ALEXANDRIA, Va. - The jury that will determine whether Zacarias Moussaoui lives or dies must decide whether to believe Moussaoui himself, who says he planned to fly a plane into the White House on Sept. 11, 2001, or the mastermind of the 9/11 attacks, who says Moussaoui had nothing to do with them.
Moussaoui's testimony Monday at his death-penalty trial that he was part of the 9/11 plot along with shoe-bomber Richard Reid came as a shock since he previously had denied any role in the Sept. 11 attacks that killed nearly 3,000 people.
As soon as Moussaoui finished testifying, the jury was read statements from Khalid Shaikh Mohammed, the Sept. 11 mastermind now in U.S. custody, who said Moussaoui was to have been used in a second wave of attacks completely disconnected from Sept. 11.
The jury was expected to hear statements Tuesday from another al-Qaida operative in U.S. custody, Mustafa Ahmed al-Hawsawi, a suspected paymaster for al-Qaida.
Moussaoui is the only person in this country charged in connection with the Sept. 11 attacks, during which hijackers crashed passenger jetliners into New York's World Trade Center, the Pentagon and a field in Pennsylvania.

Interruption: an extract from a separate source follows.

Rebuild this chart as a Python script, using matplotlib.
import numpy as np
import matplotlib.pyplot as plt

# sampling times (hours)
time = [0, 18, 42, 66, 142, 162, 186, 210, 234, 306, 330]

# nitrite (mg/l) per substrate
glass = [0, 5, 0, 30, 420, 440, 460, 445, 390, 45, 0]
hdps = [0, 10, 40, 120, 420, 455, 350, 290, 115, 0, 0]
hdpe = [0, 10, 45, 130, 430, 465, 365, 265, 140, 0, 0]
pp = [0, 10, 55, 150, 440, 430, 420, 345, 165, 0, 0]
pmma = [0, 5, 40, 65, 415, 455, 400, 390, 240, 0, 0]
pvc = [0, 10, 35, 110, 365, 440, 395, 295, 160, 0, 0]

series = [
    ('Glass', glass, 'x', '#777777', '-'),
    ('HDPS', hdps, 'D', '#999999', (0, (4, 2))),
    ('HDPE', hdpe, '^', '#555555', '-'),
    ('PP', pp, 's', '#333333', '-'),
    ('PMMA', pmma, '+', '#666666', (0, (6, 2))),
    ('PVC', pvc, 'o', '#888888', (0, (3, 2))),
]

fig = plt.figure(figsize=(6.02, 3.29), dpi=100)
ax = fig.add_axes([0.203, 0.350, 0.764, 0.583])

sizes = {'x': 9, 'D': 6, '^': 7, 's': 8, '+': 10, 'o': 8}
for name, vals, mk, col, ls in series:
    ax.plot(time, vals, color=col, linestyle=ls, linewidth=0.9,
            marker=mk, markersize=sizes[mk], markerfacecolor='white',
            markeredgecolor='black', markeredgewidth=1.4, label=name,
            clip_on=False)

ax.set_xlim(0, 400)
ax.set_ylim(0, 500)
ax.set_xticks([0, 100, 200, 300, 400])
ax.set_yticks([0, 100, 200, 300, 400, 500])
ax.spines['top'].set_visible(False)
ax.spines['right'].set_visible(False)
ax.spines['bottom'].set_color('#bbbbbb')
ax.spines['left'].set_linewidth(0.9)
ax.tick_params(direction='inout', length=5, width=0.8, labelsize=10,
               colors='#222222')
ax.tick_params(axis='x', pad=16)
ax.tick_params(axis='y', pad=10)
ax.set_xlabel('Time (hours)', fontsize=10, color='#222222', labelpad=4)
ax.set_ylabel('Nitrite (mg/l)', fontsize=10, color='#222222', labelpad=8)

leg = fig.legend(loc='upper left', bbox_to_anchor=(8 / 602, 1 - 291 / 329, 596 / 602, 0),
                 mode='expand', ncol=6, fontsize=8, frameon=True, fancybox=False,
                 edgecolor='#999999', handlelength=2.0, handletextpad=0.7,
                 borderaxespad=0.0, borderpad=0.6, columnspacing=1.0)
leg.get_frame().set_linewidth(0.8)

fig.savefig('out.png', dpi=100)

But even prosecutors are not alleging a direct role for Moussaoui in the 9/11 plot. Instead, they argue that Moussaoui allowed the Sept. 11 plot to go forward by lying about his al-Qaida membership and his true plans when federal agents arrested him in August 2001.
Moussaoui repeatedly had denied involvement in 9/11, and when he admitted guilt in April 2005 to conspiring with al-Qaida to hijack aircraft and commit other crimes, he pointedly made a distinction between his conspiracy and 9/11.
On Monday, though, Moussaoui put himself at the center of the plot. He was asked by defense attorney Gerald Zerkin: "Before your arrest, were you scheduled to pilot a plane as part of the 9/11 operation?"
Moussaoui: "Yes. I was supposed to pilot a plane to hit the White House."
He said he knew few other details, except that planes also were to be flown into the twin towers of the World Trade Center.
He had met Reid, his purported partner, in the 1990s at London's Finsbury Park mosque, a haven for Islamic fundamentalists.
On Dec. 22, 2001, Reid was subdued by passengers on a flight from Paris to Miami when he attempted to detonate a bomb in his shoe. That plane landed safely in Boston. Reid later pleaded guilty and was sentenced to life in prison.
Moussaoui's defense attorneys, in their opening arguments, suggested that Moussaoui may prefer execution, which he would see as martyrdom, to life in prison. He isn't cooperating with his court-appointed attorneys and testified against their wishes.
Mohammed's testimony came in the form of a 58-page statement culled from government interrogations. He said repeatedly that Moussaoui was to be part of a second wave of attacks, distinct from 9/11.
He was said to have wanted to use only Middle Easterners for Sept. 11 so that Europeans like Moussaoui would stand a better chance of mounting a subsequent attack after security was increased.
Mohammed said he wasn't aware that Moussaoui was in custody until after Sept. 11, and that Moussaoui's arrest on Aug. 16 would have disrupted Sept. 11 plans if he were a part of the operation. Mohammed said the second-wave of attacks never materialized because he did not anticipate the ferocity of the U.S. response to Sept. 11 and the only other pilot backed out.
Mohammed considered Moussaoui too self-confident and too talkative. He instructed Sept. 11 planner Ramzi Binalshibh to cut off contact with Moussaoui in early August 2001 for fear that Moussaoui would get Binalshibh caught.
One other tidbit from Mohammed's statement: He said the plane that crashed in a Pennsylvania field on Sept. 11 after passengers rebelled against the hijackers was to have targeted the U.S. Capitol. There has been ongoing debate about whether the plane was headed for the Capitol or the White House.
Because Moussaoui has already pleaded, the jury must only determine his sentence: death or life in prison. To obtain the death penalty, prosecutors must prove that Moussaoui's actions resulted in at least one death on Sept. 11.